# Bigfoots



## maple lake duck slayer (Sep 25, 2003)

From what I understand, this is the best goose decoy on the market. I have been looking at buying a few dozen. They were $80/4 at Gander Mountain a few weeks ago, thought they would drop in price more, so I didn't buy any. Now I have been calling around to stores seeing if they have any, and no one does. Anybody know where I can find a deal on these?
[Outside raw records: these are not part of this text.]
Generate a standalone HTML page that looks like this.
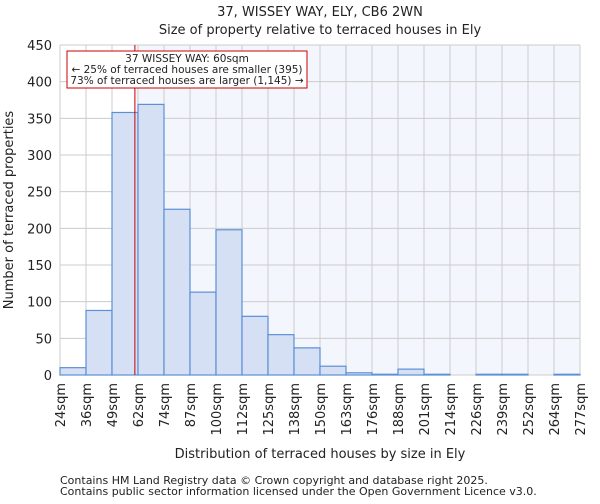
<!DOCTYPE html>
<html><head><meta charset="utf-8"><style>
body{margin:0;background:#fff;font-family:"DejaVu Sans","Liberation Sans",sans-serif;}
svg text{font-family:"DejaVu Sans","Liberation Sans",sans-serif;fill:#222;}
</style></head><body>
<svg id="chart" width="600" height="500" xmlns="http://www.w3.org/2000/svg">
<text x="320" y="16" font-size="13" text-anchor="middle">37, WISSEY WAY, ELY, CB6 2WN</text>
<text x="320" y="34" font-size="13" text-anchor="middle">Size of property relative to terraced houses in Ely</text>
<g id="plot"></g>
<text x="320" y="458" font-size="13" text-anchor="middle">Distribution of terraced houses by size in Ely</text>
<text transform="translate(13,210) rotate(-90)" font-size="13" text-anchor="middle">Number of terraced properties</text>
<text x="60" y="484" font-size="11" fill="#444">Contains HM Land Registry data © Crown copyright and database right 2025.</text>
<text x="60" y="495" font-size="11" fill="#444">Contains public sector information licensed under the Open Government Licence v3.0.</text>
</svg>
<script>
const binLabels=["24sqm","36sqm","49sqm","62sqm","74sqm","87sqm","100sqm","112sqm","125sqm","138sqm","150sqm","163sqm","176sqm","188sqm","201sqm","214sqm","226sqm","239sqm","252sqm","264sqm","277sqm"];
const counts=[10,88,358,369,226,113,198,80,55,37,12,3,1,8,1,0,1,1,0,1];
const yTicks=[0,50,100,150,200,250,300,350,400,450];
const markerPos=2.88; // bin-index position of 60sqm
const X0=60,X1=580,Y0=375,Y1=45,YMAX=450;
const ns="http://www.w3.org/2000/svg";
const g=document.getElementById('plot');
const bw=(X1-X0)/counts.length;
const xs=i=>X0+i*bw;
const ys=v=>Y0-(v/YMAX)*(Y0-Y1);
function mk(t,a,p){const e=document.createElementNS(ns,t);for(const k in a)e.setAttribute(k,a[k]);(p||g).appendChild(e);return e;}
const mx=xs(markerPos);
let bg=mk('rect',{x:mx,y:Y1,width:X1-mx,height:Y0-Y1,fill:'#f3f6fd'});


yTicks.forEach(t=>{
 let l=mk('line',{x1:X0,x2:X1,y1:ys(t),y2:ys(t),stroke:'#ccc'});
 
 
 let tx=mk('text',{x:X0-8,y:ys(t)+5,'font-size':13,'text-anchor':'end'});tx.textContent=t;
 
 
});
binLabels.forEach((b,i)=>{
 let l=mk('line',{x1:xs(i),x2:xs(i),y1:Y1,y2:Y0,stroke:'#ccc'});
 
 
 let tx=mk('text',{transform:`translate(${xs(i)+5},${Y0+8}) rotate(-90)`,'font-size':13,'text-anchor':'end'});tx.textContent=b;
 
 
});
counts.forEach((c,i)=>{
 if(c<=0)return;
 let r=mk('rect',{x:xs(i),y:ys(c),width:bw,height:Y0-ys(c),fill:'#d6e0f5',stroke:'#5b8fd6','stroke-width':1.2});
 
 
});
let ml=mk('line',{x1:mx,x2:mx,y1:Y1,y2:Y0,stroke:'#c00','stroke-width':1});


let box=mk('rect',{x:67,y:51,width:240,height:37,fill:'#fff',stroke:'#c00'});


["37 WISSEY WAY: 60sqm","← 25% of terraced houses are smaller (395)","73% of terraced houses are larger (1,145) →"].forEach((s,i)=>{
 let t=mk('text',{x:187,y:62+i*11,'font-size':10.5,'text-anchor':'middle'});t.textContent=s;
 
 
});
</script>
</body></html>
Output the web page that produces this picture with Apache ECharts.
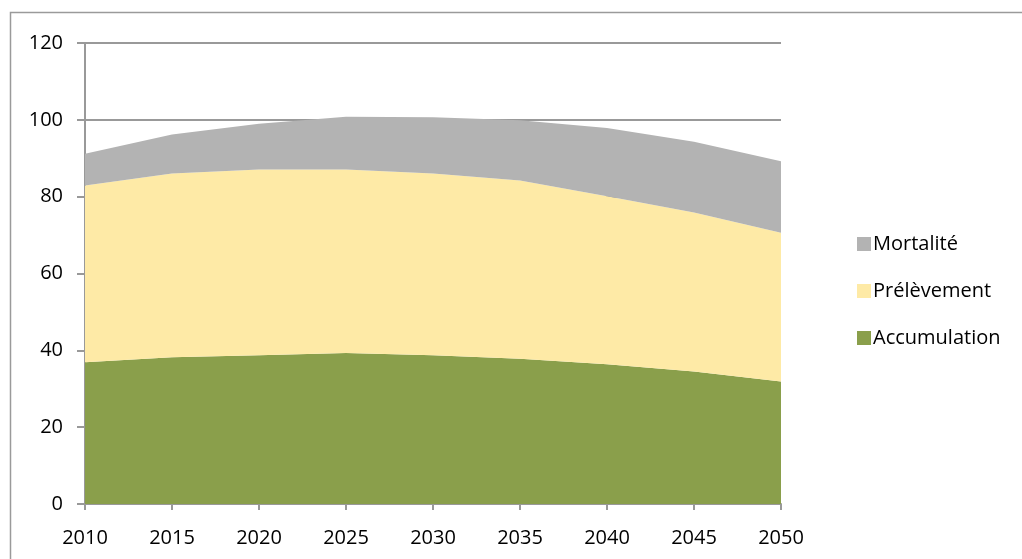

Cabelas has them but for $100/4. I hate to get screwed out of my money!


----------



## dblkluk (Oct 3, 2002)

At 80 bucks for four... I'd buy em' You won't find a better deal than that. 
Matt Jones has some he wants to get rid of, give him a holler.


----------



## Matt Jones (Mar 6, 2002)

You thought they'd drop in price more??? At $80 bucks a 4 pack??? :roll:

Good luck finding that deal again. :lol:


----------



## duckslayer (Oct 30, 2003)

:beer:


----------



## Austin Bachmeier (Feb 27, 2002)

Thats rock bottom, they didn't even make 5 bucks a case profit on that deal. You won't see em cheaper than that new unless there was some pot smoking done by a store manager.


----------



## maple lake duck slayer (Sep 25, 2003)

I thought last year they were down to $60/4, I am probably mistaken. Thanks for the info, boy do I feel dumb. :roll:That deal will come around again, right before next years duck opener. I'll have to buy some then.


----------



## bigblackfoot (Mar 12, 2003)

Are you serious? Stores never put stuff on sale right before a season starts. :eyeroll:


----------



## maple lake duck slayer (Sep 25, 2003)

Yeah. Before the early goose season, and throughout it, they are $100/4. The week before duck opener, they dropped to $80/4. I know it sounds weird, but thats what they did.


----------



## djleye (Nov 14, 2002)

Man....Let us know when that happens and we could buy up there entire inventory!!!


----------